Чекисты с лицами бомжей

Ссылка на статью: http://www.rusrep.ru/2009/43/interview_ursulyak
Авторы: Константин Мильчин

Почему все, что мы любим — родом из СССР, а не из России?

В 2007 году сериал Сергея Урсуляка «Ликвидация» установил в нашем обществе консенсус. За послевоенными похождениями заместителя начальника одесского угро Давида Гоцмана следили любители попсы и интеллектуалы, патриоты и либералы. Через два года вышел «Исаев»: его действие происходит на излете Гражданской войны. Но теперь консенсусом даже не пахнет: сериал только разжег споры о том, кто был прав, а кто виноват в те годы — красные или белые

Красные, белые, цветные

Почему сейчас — Юлиан Семенов?

Это авантюрная история. Мне просто нужно было найти замену одному проекту, который был предложен, на который я согласился и который мне в результате не понравился. И Юлиан Семенов возник сперва как некая альтернатива. А потом мне показалось интересным попробовать поиг­рать с персонажами, со старым кино, с культурными отсылками к «Семнадцати мгновениям весны». И еще одна важная вещь. Меня дико раздражает, что если раньше все были за красных, то теперь все стали за белых.

Да ладно вам! По-моему, все как были за красных, так за них и остались.

Нет, вы неправы. Посмотрите на историю с Подрабинеком (21 сентября журналист и правозащитник Александр Подрабинек опубликовал в интернете статью «Как антисоветчик антисоветчикам», которая возмутила «Наших». Больше недели активисты движения пикетировали дом, где живет журналист, требуя от него извинений. — «РР».). Его статья вызвала бурю эмоций, а таких эмоций не бывает, если общество единодушно. Почему-то каждый считает, что правота только на его стороне. Но я в такой расклад не верю. Вообще, сейчас очень интересно наблюдать за людьми. Поскольку я большую часть жизни прожил в Советском Союзе, то для меня это странновато выглядит: у нас есть народные артисты Советского Союза, пострадавшие от Советского Союза, лауреаты Государственных премий, пострадавшие от Государственных премий… По мне, так это все какая-то большая глупость.

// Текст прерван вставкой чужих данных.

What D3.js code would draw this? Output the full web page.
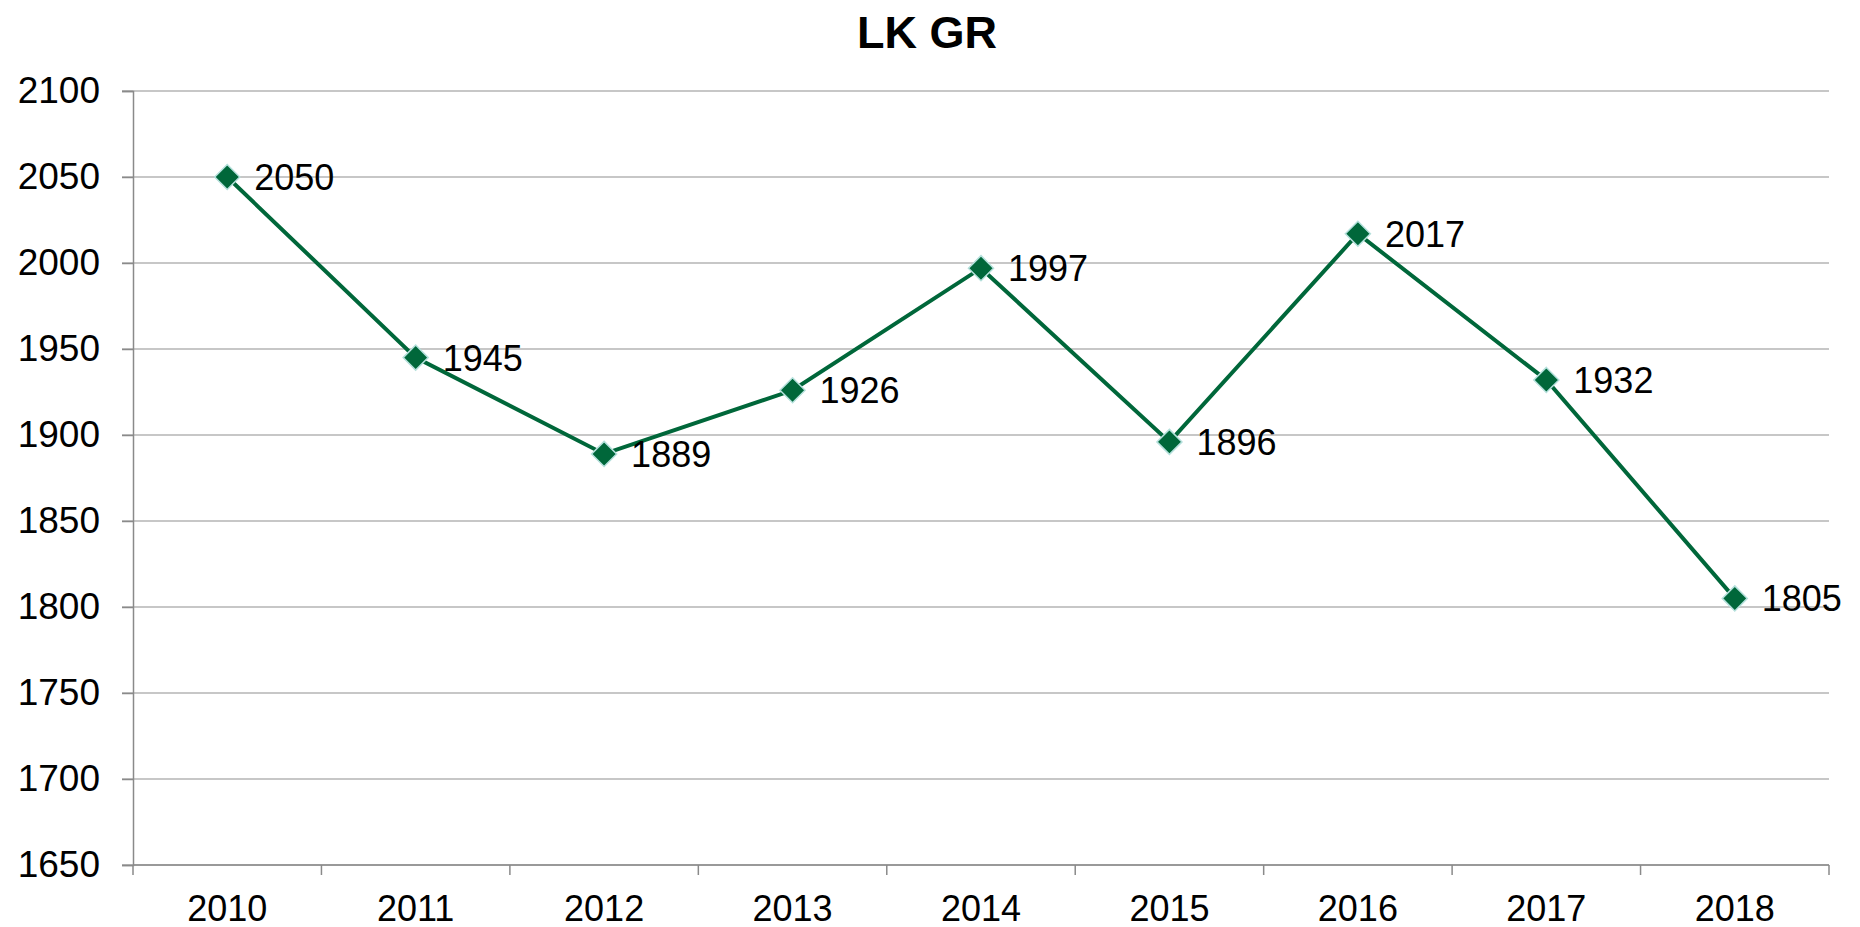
<!DOCTYPE html>
<html>
<head>
<meta charset="utf-8">
<script src="https://cdn.jsdelivr.net/npm/d3@7"></script>
<style>
  body { margin: 0; background: #fff; }
  text { font-family: "Liberation Sans", Arial, sans-serif; fill: #000; }
</style>
</head>
<body>
<svg width="1860" height="927"></svg>
<script>
const years = ["2010", "2011", "2012", "2013", "2014", "2015", "2016", "2017", "2018"];
const values = [2050, 1945, 1889, 1926, 1997, 1896, 2017, 1932, 1805];
const yTicks = [1650, 1700, 1750, 1800, 1850, 1900, 1950, 2000, 2050, 2100];
const title = "LK GR";

let svg = d3.select("svg");
let plotLeft = 133, plotRight = 1829, plotTop = 91, plotBottom = 865;

let x = d3.scaleBand()
  .domain(years)
  .range([plotLeft, plotRight]);
let y = d3.scaleLinear()
  .domain([1650, 2100])
  .range([plotBottom, plotTop]);

// gridlines
svg.append("g")
  .selectAll("line")
  .data(yTicks)
  .enter().append("line")
    .attr("x1", plotLeft - 11)
    .attr("x2", plotRight)
    .attr("y1", d => y(d))
    .attr("y2", d => y(d))
    .attr("stroke", "#8f8f8f")
    .attr("stroke-width", 1.2);

// y axis
let yAxis = svg.append("g")
  .attr("transform", `translate(${plotLeft},0)`)
  .call(d3.axisLeft(y).tickValues(yTicks).tickSize(11).tickPadding(22).tickFormat(d3.format("d")));
yAxis.selectAll("path, line").attr("stroke", "#8a8a8a").attr("stroke-width", 1.5);
yAxis.selectAll("text").attr("font-size", 37).attr("font-family", "Liberation Sans, Arial, sans-serif");

// x axis, ticks between categories
let xAxis = svg.append("g")
  .attr("transform", `translate(0,${plotBottom})`);
xAxis.append("line")
  .attr("x1", plotLeft).attr("x2", plotRight)
  .attr("stroke", "#8a8a8a").attr("stroke-width", 1.5);
xAxis.selectAll(".tk")
  .data(years.concat(["end"]))
  .enter().append("line")
    .attr("class", "tk")
    .attr("x1", (d, i) => plotLeft + i * x.step())
    .attr("x2", (d, i) => plotLeft + i * x.step())
    .attr("y1", 0).attr("y2", 10)
    .attr("stroke", "#8a8a8a").attr("stroke-width", 1.5);
xAxis.selectAll("text")
  .data(years)
  .enter().append("text")
    .attr("x", d => x(d) + x.bandwidth() / 2)
    .attr("y", 56)
    .attr("text-anchor", "middle")
    .attr("font-size", 36)
    .text(d => d);

let pts = years.map((d, i) => ({ year: d, value: values[i] }));
let cx = d => x(d.year) + x.bandwidth() / 2;

// line
svg.append("path")
  .datum(pts)
  .attr("fill", "none")
  .attr("stroke", "#00673a")
  .attr("stroke-width", 4)
  .attr("d", d3.line().x(cx).y(d => y(d.value)));

// markers
svg.append("g")
  .selectAll("path")
  .data(pts)
  .enter().append("path")
    .attr("transform", d => `translate(${cx(d)},${y(d.value)})`)
    .attr("d", d3.symbol().type(d3.symbolDiamond2).size(400))
    .attr("fill", "#00673a")
    .attr("stroke", "#b5e0dc")
    .attr("stroke-width", 1.5);

// data labels
svg.append("g")
  .selectAll("text")
  .data(pts)
  .enter().append("text")
    .attr("x", d => cx(d) + 27)
    .attr("y", d => y(d.value) + 13)
    .attr("font-size", 36)
    .text(d => d.value);

// title
svg.append("text")
  .attr("x", 927)
  .attr("y", 48)
  .attr("text-anchor", "middle")
  .attr("font-size", 45)
  .attr("font-weight", "bold")
  .text(title);
</script>
</body>
</html>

И это говорит человек, снявший в начале 90-х вполне антисоветский «Русский регтайм» — о том, как КГБ в Москве прессует наивного провинциала!

«Русский регтайм» ничего не опровергает. В Советском Союзе было и так и так. Мы были молоды, и мы были счастливы. А с другой стороны, ты в любой момент мог получить по шапке и попасть туда, куда попадать не хочется. А вокруг «Исаева» вся полемика идет по линии красных и белых: либо те хорошие, а эти плохие, либо наоборот. Меня пора­зила готовность людей принять чью-то сторону, хотя сто лет прошло с той поры. Если бы с такой горячностью обсуждали сегодняшнюю ситуацию в нашей стране, может быть, как-то по-другому бы и жизнь наша складывалась.

А как она должна складываться?

Наша жизнь? Сегодня? Мне кажется, что сегодняшнее общество абсолютно аморфно. И я не вижу никаких попыток добиться изменений в жизни. Поразительно: 15 лет назад это же самое общество так ждало перемен, а сегодня все смирились с той псевдожизнью, в которой мы живем.

Почему тогда лучший режиссер сериального кино в России снимает фильмы исключительно про историю, а не про сегодняшний день?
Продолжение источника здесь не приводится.